# start of Material for this task
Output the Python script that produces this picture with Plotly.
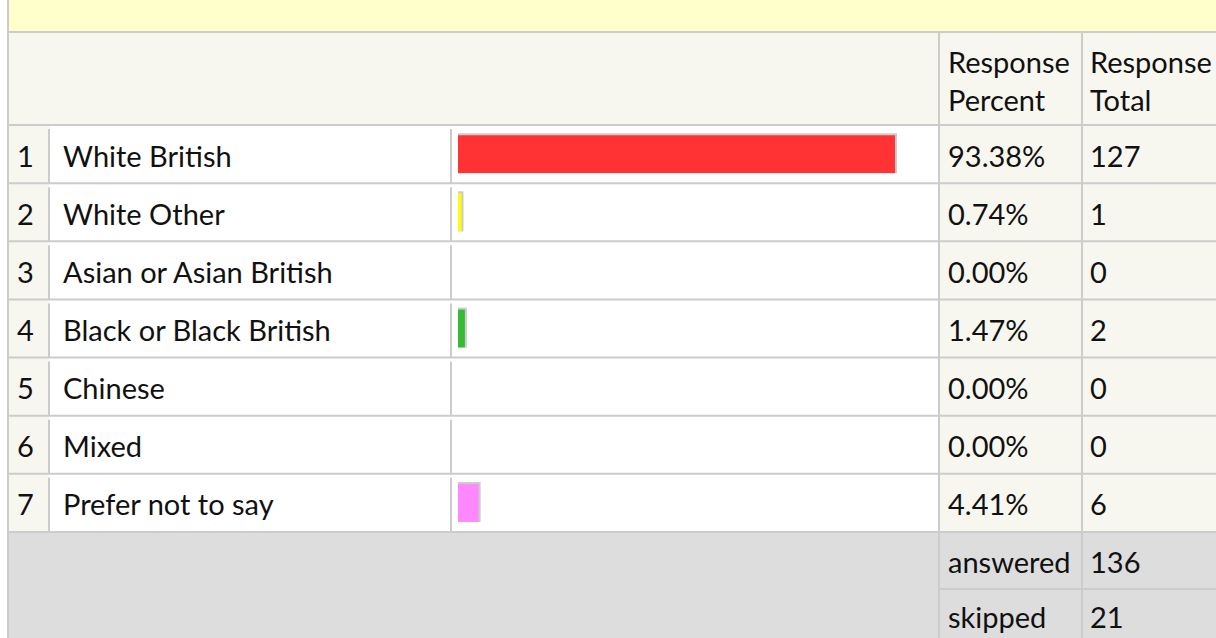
# end of Material for this task
# start of Material for this task
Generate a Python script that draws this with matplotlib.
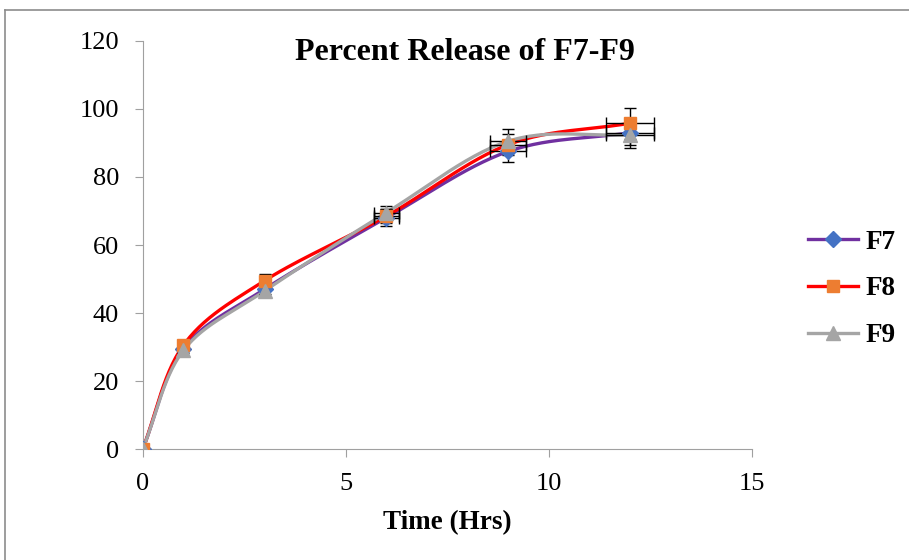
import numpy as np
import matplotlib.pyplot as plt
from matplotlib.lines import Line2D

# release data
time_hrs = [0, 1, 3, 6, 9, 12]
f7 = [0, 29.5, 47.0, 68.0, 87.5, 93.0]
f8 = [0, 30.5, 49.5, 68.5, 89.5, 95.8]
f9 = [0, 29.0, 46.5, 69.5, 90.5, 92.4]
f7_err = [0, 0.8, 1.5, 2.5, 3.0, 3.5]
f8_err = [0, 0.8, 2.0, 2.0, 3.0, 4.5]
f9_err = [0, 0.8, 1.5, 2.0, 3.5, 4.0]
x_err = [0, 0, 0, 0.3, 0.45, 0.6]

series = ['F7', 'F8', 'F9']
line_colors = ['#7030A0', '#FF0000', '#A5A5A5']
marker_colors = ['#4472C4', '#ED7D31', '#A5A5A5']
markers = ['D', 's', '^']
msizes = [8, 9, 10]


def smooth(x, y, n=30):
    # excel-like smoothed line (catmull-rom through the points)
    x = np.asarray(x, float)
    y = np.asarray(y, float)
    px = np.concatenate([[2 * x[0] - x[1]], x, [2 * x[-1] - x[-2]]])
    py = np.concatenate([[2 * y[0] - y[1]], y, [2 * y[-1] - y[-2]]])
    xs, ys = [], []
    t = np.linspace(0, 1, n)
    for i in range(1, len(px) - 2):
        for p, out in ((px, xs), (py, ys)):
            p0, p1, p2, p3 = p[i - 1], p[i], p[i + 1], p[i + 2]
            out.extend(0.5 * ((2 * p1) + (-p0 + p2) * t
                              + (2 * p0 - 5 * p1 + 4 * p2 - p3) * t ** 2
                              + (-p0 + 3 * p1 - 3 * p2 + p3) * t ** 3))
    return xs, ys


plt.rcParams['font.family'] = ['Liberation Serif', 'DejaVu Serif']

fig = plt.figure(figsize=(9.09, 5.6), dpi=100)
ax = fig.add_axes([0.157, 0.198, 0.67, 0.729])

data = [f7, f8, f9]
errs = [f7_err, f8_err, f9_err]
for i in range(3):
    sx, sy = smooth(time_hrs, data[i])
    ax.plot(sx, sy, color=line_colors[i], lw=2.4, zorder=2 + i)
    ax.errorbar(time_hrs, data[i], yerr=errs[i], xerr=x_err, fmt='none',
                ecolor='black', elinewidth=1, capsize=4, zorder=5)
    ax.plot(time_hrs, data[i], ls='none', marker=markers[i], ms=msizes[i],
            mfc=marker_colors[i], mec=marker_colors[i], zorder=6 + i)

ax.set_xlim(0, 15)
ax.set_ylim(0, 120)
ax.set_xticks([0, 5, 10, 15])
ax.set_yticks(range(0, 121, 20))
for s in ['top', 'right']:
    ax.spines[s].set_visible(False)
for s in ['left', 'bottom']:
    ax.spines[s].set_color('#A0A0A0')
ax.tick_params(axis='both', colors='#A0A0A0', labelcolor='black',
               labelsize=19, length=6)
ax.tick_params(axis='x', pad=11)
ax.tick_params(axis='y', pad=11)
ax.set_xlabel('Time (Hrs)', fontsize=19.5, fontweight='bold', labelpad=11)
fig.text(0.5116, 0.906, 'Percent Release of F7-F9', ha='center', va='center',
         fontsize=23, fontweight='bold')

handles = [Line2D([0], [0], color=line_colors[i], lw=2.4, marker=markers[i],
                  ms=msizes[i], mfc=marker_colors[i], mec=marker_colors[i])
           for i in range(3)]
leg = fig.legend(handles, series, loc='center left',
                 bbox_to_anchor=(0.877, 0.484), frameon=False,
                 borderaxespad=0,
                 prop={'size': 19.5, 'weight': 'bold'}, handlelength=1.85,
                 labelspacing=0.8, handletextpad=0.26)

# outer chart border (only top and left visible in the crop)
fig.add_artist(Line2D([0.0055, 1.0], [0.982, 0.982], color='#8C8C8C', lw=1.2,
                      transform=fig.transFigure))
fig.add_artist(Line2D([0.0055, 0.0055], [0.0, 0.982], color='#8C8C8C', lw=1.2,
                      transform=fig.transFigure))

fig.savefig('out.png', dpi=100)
# end of Material for this task
## What you are asked to do:
From the line containing "Generate a Python" through the line containing "x_err = [0, 0, 0, 0.3, 0.45, 0.6]", copy every line above exactly, without pictures.

## In response:
Generate a Python script that draws this with matplotlib.
import numpy as np
import matplotlib.pyplot as plt
from matplotlib.lines import Line2D

# release data
time_hrs = [0, 1, 3, 6, 9, 12]
f7 = [0, 29.5, 47.0, 68.0, 87.5, 93.0]
f8 = [0, 30.5, 49.5, 68.5, 89.5, 95.8]
f9 = [0, 29.0, 46.5, 69.5, 90.5, 92.4]
f7_err = [0, 0.8, 1.5, 2.5, 3.0, 3.5]
f8_err = [0, 0.8, 2.0, 2.0, 3.0, 4.5]
f9_err = [0, 0.8, 1.5, 2.0, 3.5, 4.0]
x_err = [0, 0, 0, 0.3, 0.45, 0.6]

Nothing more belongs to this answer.